The central dictum in the tariffs ruling is that the American Constitution, which empowers the President to exercise overarching emergency powers, also prohibits him from using them whimsically without being accountable to the US Congress. Exhibiting a triangulation of the three organs of the state, the USSC drew the bright line between the use and abuse of power.
The Indian judiciary has traditionally held the wisdom of the US Supreme Court in high esteem. Even recently, the Indian Supreme Court engaged with Obergefell vs Hodges (2015) as part of a broader line of US precedents from Loving vs Virginia (1967) onwards on gay rights.
The public opinion in America that its Supreme Court is partisan came in the wake of Trump vs Hawaii (2018) decision upholding travel bans from predominantly Muslim countries, and the interim order in Trump vs Sierra Club (2019), which enabled the diversion of defense funds for the border wall. Donald J Trump vs Norma Anderson (2024), which insulated Trump from disqualification despite the events surrounding the insurrection, reinforced the perception.
On the Indian side too, the same perception formed after the Article 370 Case (Anuradha Bhasin vs Union of India (2020)) when the Indian Supreme Court declined to issue mandamus to the government to restore internet services in the State of Jammu and Kashmir despite recognising it as a part of fundamental right Article 19(1)(a).
Recently, the Supreme Court in the Tamil Nadu Governors’ case (State of Tamil Nadu vs Governor of Tamil Nadu (2025)) cracked down heavily on the Governor’s pocket veto practice. However, the Court was again reigned in through the device of the Presidential Special Reference 1 of 2025.
The US press has lauded the Learning Resources decision as exemplary. Three out of the six judges appointed by the Republican governments declared that the President’s action breached constitutional boundaries. The majority opinion, penned down by Chief Justice Roberts, speaks for itself, and was included, besides Roberts, two Republican judges, Justice Neil Gorsuch and Justice Amy Coney Barrett, and three Democrat judges, Justice Sonia Sotomayor, Justice Elena Kagan, and Justice Ketanji Brown Jackson. The remaining three Republican judges, Justice Clarence Thomas, Justice Brett Kavanaugh, and Justice Samuel Alito, dissented. The independence of the opinions of the justices is deservingly applauded despite clear political leanings.

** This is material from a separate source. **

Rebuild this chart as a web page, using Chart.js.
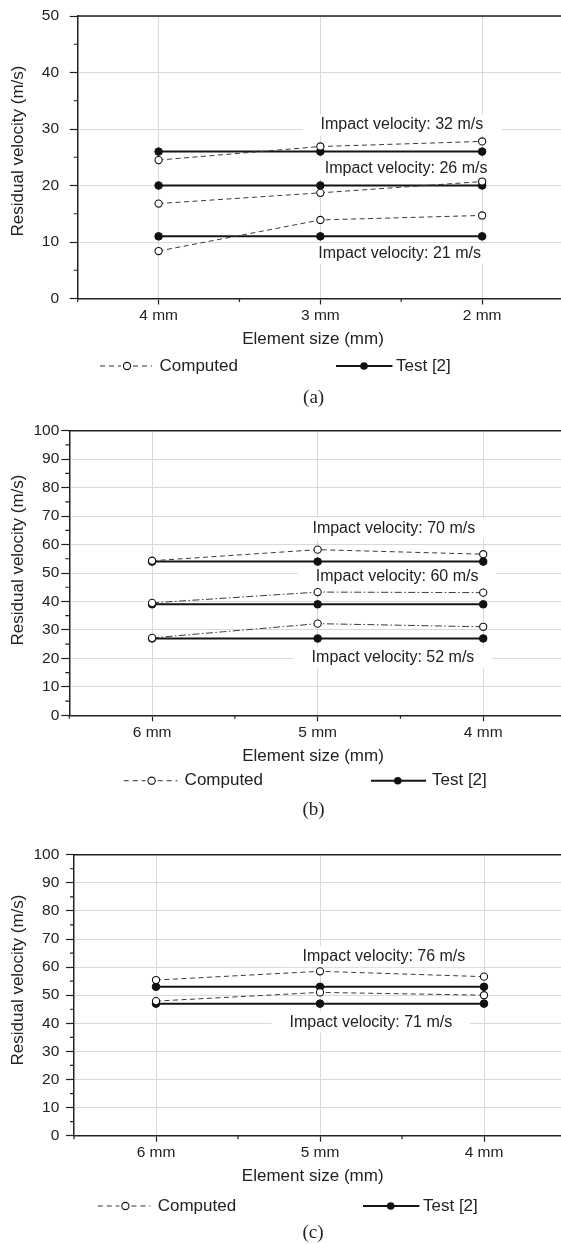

The strength of the predominant Republican Court to rule against the wishes of the President, and that too in a matter of such high import, is truly inspirational. This is a clear shoutout to all courts to uphold the promises and values enshrined in their Constitutions.
Today, the challenges faced by the judiciary worldwide are more similar than ever. The Indian Supreme Court shouldn’t ignore the clear signal of the US Supreme Court. Justice Anthony Kennedy had observed in his testimony in 2007 before the United States Senate Judiciary Committee, “Judicial independence is not conferred so judges can do as they please. Judicial independence is conferred so judges can do as they must.” If the US Supreme Court has done so, the Indian Supreme Court can too, and so it shall.